*Listing*:
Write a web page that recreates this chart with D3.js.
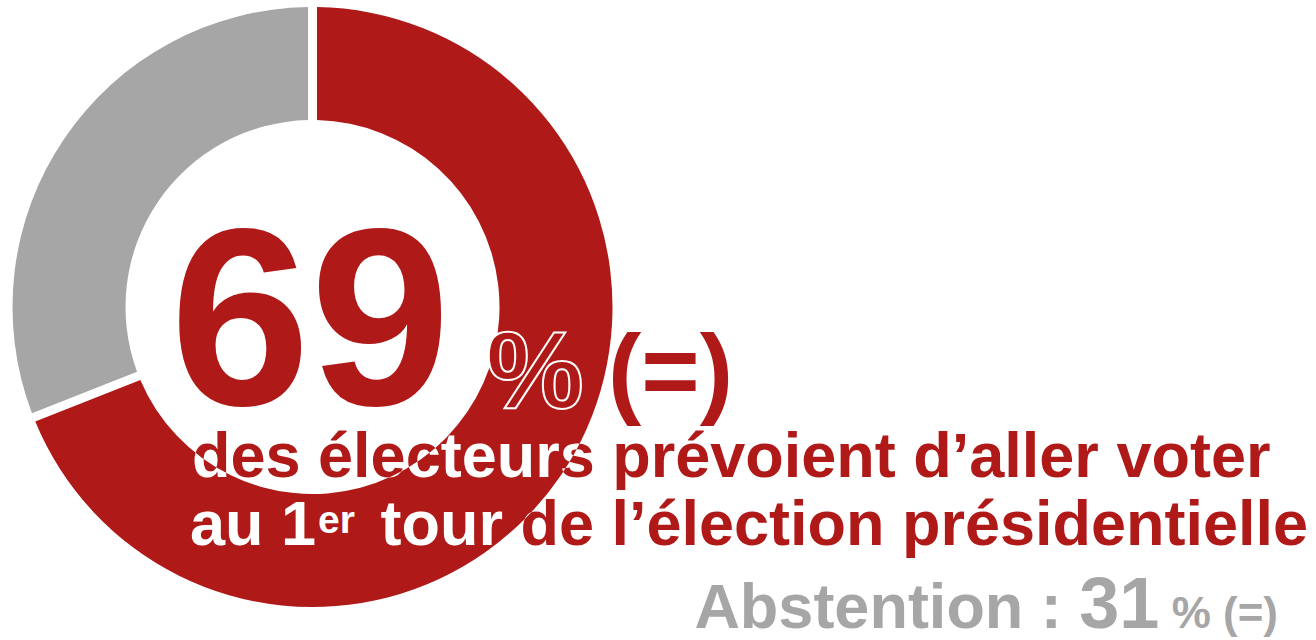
* * *
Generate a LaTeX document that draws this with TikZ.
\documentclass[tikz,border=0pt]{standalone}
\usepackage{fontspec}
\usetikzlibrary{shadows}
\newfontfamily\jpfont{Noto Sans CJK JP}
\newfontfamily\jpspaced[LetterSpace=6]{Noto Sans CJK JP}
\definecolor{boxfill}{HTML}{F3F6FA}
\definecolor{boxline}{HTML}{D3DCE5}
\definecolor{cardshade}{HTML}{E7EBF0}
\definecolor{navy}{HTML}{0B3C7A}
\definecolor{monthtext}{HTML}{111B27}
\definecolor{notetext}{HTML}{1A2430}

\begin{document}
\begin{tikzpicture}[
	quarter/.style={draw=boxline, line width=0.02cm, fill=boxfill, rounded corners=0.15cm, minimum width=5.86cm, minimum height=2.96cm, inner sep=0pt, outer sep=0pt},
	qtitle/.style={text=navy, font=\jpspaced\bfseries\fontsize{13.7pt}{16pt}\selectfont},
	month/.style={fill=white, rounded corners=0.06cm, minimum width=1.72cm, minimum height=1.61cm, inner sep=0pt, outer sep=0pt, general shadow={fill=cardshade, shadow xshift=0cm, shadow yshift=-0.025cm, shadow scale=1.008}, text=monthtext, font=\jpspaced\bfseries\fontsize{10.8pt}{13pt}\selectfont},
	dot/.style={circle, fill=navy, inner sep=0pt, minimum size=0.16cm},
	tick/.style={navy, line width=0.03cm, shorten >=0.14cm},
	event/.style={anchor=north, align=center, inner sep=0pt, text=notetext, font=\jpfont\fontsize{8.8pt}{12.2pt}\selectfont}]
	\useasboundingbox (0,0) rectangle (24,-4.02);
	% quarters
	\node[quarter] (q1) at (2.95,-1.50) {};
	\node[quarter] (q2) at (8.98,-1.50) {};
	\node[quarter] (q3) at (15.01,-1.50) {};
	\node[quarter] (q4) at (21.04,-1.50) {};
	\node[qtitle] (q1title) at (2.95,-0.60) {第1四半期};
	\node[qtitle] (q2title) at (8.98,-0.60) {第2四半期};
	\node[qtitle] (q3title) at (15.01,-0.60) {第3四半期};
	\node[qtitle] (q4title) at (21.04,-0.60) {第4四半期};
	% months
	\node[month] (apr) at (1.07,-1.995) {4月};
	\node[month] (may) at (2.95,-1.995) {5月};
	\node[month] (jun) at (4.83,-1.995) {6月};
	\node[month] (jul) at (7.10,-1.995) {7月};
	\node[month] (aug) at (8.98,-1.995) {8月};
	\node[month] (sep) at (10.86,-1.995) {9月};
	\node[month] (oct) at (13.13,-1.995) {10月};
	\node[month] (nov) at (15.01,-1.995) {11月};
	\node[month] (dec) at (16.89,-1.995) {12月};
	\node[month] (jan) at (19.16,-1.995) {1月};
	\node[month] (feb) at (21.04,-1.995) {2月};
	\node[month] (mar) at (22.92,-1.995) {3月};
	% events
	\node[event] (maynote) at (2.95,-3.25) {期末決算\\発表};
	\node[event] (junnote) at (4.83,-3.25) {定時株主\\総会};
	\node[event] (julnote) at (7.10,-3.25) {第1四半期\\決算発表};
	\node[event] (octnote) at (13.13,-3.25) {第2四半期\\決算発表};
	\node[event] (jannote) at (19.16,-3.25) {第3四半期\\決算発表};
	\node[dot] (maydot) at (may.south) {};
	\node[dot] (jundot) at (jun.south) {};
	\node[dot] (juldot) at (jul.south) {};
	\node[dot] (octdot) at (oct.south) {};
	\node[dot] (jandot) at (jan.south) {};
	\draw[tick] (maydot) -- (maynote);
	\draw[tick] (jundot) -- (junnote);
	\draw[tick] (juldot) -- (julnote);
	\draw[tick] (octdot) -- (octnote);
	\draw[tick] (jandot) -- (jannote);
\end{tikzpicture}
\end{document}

*Exercise directions*:
Gather every line from the entries above where the word "this" appears, and copy them.

*Right answer*:
Write a web page that recreates this chart with D3.js.
Generate a LaTeX document that draws this with TikZ.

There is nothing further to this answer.